Bridle warns that computational thinking is predominant in the world today, driving the worst trends in our societies and interactions, and must be opposed by a “real systemic literacy”. Technology cannot be left to the whims and fancies of those who keep it complex. It should be democratised. Systemic literacy is the thinking that deals with a world that is not computable, Bridle explains, while admitting that it is “irrevocably shaped and informed by computation”.
But that’s not an easy job, in a world where data companies control pretty much everything an individual does and force their users to ignore their fallibilities and become what this reviewer would call digital fatalists, where they become extremely submissive before their digital service providers and accept their propaganda and conclude that everything that happens is inevitable (in a way predetermined by a Super Code) and we have to reprogramme our lives to get them in synch with the digital realities.

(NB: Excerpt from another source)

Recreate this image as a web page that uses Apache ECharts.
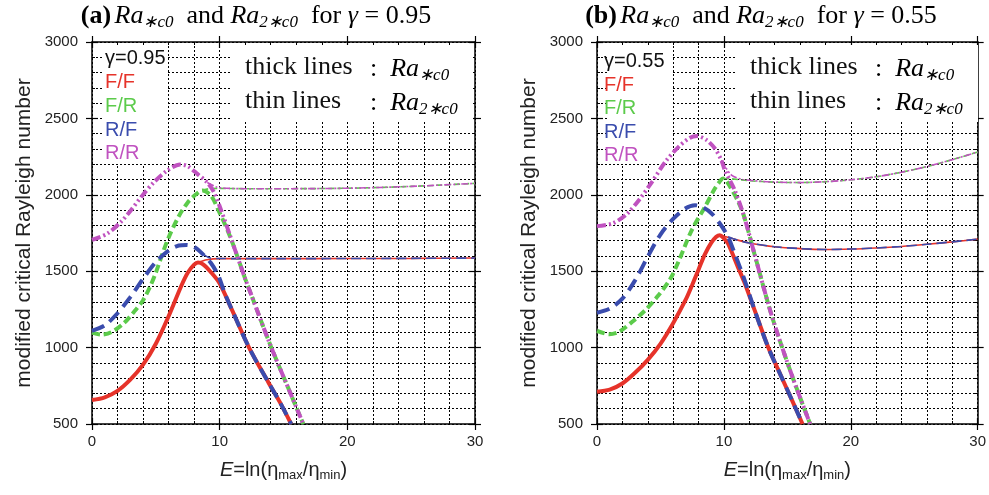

This is not some soft-coded paranoia. This is a reality we face every day. When governments ask us to have digitally traceable (and controllable) unique identities and then make such computable citizenship or identity documents mandatory for availing services that do not necessarily require such strict screening by any measure, and when we succumb to such demands without a whimper. We even praise such efforts without really understanding the complexity of such systems or their hidden abilities to be manipulated, we become submissive subjects of computational thinking.
Bridle asks us to stand up and say our existence is be understandable only through computation. We are more than the data we are. Technologies need to be audited (Morozov has argued for algorithmic auditors) and updated to reflect human values such as justice, ethics and inclusiveness. Equally important is to know that systems are fallible and in a world where even the GPS can be faked and choreographed, overreliance on technologies can be dangerous.
Bridle’s work is a great handbook for those who want to probe more on this. He speaks with the calmness of a prophet and the alertness and passion of an evangelist.